--- begin Dataset extract ---
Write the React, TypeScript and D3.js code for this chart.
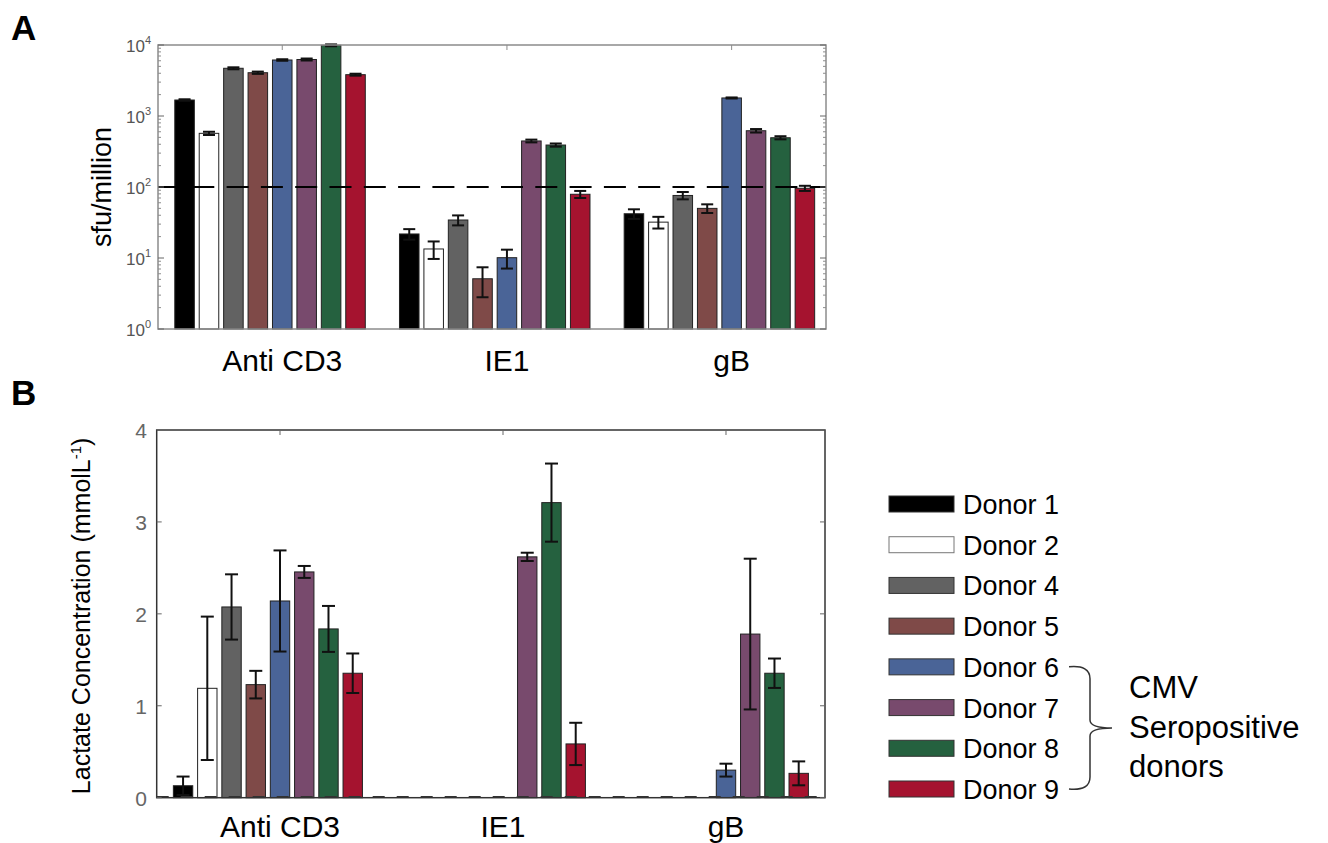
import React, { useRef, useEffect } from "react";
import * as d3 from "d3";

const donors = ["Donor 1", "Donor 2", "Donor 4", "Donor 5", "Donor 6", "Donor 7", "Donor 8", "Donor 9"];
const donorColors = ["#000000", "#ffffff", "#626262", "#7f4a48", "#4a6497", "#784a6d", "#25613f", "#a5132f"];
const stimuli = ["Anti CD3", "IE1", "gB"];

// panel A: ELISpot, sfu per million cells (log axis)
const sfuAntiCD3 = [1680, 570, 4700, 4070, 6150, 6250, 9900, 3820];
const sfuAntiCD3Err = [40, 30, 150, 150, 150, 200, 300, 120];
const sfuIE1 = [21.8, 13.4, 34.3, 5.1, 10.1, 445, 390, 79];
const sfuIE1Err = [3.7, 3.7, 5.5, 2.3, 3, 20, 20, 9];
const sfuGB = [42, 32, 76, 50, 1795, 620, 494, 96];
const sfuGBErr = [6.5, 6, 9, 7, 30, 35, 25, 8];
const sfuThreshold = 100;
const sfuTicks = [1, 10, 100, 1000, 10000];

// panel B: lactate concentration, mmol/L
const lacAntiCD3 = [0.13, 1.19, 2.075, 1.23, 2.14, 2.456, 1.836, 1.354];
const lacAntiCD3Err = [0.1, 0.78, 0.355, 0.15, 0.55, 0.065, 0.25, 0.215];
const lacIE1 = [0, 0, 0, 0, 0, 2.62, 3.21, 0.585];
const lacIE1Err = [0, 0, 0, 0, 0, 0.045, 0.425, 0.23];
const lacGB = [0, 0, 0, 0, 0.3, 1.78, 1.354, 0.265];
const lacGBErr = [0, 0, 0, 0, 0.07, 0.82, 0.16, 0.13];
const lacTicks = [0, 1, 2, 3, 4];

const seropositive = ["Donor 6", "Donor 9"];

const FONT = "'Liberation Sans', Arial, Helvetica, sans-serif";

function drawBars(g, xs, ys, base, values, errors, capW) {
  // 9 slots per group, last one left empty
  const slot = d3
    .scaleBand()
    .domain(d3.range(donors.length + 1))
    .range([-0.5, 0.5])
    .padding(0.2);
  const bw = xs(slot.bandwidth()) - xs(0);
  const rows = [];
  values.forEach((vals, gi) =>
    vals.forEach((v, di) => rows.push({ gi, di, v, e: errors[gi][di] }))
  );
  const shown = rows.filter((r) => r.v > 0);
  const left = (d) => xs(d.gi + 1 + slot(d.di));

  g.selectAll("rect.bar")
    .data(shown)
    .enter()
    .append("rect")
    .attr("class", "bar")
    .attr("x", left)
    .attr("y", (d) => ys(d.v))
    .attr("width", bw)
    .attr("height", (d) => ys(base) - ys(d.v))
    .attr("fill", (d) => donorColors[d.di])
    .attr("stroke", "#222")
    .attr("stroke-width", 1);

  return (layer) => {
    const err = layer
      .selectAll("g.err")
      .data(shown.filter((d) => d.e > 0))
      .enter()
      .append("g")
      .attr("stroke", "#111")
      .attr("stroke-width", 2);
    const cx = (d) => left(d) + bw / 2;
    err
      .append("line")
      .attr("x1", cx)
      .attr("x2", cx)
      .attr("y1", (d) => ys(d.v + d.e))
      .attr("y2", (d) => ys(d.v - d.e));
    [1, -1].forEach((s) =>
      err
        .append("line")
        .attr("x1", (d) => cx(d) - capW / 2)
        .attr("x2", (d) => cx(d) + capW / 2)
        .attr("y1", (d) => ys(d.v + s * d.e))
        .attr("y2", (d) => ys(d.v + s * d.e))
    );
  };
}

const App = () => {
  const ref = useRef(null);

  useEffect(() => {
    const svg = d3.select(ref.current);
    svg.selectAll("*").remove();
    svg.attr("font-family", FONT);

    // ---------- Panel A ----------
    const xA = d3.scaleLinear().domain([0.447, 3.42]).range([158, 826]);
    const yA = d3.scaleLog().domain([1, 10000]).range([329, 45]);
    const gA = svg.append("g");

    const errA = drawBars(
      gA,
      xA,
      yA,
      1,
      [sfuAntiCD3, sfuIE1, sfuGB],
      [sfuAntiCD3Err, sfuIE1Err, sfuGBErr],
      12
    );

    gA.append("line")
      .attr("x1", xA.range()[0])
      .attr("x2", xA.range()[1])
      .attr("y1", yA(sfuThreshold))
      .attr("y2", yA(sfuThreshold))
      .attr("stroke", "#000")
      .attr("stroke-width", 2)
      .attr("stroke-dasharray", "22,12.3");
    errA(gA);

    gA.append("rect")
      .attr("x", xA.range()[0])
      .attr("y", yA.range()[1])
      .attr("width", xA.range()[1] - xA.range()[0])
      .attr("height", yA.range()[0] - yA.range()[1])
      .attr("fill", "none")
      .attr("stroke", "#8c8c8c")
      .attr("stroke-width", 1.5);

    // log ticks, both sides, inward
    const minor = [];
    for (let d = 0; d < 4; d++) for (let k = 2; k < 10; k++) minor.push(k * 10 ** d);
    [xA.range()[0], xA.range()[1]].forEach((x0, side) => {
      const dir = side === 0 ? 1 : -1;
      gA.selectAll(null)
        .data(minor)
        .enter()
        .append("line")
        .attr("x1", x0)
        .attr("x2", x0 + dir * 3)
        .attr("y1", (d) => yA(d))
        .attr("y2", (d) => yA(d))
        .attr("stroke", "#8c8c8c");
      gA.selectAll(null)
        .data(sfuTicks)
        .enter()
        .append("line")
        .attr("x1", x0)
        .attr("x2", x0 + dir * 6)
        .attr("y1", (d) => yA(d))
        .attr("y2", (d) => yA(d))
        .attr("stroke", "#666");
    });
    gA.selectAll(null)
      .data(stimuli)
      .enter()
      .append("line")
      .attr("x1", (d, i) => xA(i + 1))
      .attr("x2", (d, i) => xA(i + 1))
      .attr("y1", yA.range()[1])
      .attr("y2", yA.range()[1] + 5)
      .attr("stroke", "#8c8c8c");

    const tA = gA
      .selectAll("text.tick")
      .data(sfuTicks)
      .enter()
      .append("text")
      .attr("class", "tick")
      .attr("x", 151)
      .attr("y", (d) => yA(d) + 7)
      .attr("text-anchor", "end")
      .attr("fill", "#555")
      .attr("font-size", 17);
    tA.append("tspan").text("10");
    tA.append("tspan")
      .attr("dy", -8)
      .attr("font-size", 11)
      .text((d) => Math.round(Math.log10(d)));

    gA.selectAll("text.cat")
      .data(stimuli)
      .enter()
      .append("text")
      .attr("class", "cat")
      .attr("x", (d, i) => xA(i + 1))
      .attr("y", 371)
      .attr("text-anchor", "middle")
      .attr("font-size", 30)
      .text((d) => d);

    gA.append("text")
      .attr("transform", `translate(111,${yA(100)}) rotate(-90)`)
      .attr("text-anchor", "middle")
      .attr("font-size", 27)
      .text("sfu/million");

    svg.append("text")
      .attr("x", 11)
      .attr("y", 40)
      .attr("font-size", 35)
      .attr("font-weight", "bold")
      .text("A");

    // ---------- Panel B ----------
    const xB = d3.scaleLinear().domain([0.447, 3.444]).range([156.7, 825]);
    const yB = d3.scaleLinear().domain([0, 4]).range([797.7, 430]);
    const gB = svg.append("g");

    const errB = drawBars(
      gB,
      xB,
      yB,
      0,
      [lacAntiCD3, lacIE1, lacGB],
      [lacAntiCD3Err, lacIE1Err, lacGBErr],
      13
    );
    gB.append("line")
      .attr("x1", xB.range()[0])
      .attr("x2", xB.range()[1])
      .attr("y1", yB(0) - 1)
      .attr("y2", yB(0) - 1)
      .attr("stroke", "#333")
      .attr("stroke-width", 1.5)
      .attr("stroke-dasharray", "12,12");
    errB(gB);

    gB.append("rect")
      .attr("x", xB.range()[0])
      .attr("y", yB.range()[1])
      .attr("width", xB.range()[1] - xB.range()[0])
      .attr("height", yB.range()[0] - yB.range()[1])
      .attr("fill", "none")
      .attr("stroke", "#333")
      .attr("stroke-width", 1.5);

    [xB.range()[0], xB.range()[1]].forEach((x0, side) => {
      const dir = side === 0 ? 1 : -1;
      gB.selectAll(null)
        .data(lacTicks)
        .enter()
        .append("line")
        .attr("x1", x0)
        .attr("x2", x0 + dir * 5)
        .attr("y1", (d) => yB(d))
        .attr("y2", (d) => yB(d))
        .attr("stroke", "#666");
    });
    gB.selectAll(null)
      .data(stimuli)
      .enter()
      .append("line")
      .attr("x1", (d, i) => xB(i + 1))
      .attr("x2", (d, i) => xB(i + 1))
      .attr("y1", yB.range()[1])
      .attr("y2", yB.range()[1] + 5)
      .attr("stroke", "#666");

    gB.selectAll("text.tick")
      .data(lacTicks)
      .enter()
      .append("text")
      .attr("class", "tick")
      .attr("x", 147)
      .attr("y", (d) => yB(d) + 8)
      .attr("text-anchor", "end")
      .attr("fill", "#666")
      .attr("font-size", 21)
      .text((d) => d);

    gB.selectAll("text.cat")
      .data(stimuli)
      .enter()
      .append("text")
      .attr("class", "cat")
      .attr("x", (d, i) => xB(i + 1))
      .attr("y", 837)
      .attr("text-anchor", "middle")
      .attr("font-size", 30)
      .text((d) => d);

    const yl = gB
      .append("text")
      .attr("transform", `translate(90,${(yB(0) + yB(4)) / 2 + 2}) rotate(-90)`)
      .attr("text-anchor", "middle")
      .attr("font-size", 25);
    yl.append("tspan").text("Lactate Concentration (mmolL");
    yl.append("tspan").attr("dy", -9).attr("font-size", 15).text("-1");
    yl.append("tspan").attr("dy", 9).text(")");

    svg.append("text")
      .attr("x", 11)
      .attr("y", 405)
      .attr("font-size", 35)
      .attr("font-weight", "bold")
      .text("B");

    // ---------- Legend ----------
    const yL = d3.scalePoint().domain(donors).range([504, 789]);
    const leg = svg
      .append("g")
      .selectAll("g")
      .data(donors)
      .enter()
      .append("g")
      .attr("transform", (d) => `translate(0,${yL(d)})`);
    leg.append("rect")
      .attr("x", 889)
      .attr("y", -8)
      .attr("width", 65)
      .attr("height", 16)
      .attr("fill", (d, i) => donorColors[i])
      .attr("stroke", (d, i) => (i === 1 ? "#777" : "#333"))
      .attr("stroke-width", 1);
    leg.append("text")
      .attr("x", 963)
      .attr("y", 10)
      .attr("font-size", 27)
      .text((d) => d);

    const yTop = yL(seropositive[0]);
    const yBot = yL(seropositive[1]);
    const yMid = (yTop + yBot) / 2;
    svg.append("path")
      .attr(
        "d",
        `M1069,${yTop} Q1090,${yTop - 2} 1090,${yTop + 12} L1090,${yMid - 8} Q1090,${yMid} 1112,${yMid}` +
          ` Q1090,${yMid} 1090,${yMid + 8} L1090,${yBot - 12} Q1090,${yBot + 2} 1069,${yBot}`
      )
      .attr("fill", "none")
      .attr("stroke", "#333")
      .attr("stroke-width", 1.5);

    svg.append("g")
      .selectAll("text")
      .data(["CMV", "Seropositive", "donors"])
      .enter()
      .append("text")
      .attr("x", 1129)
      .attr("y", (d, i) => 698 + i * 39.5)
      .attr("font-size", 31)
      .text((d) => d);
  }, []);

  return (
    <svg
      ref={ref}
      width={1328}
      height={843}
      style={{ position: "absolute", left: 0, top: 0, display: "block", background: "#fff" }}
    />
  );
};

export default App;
--- end Dataset extract ---
Your goal:
Pictures are excluded; extract exactly the lines from the start of the data through the line that holds "import * as", both ends included.

Solution:
Write the React, TypeScript and D3.js code for this chart.
import React, { useRef, useEffect } from "react";
import * as d3 from "d3";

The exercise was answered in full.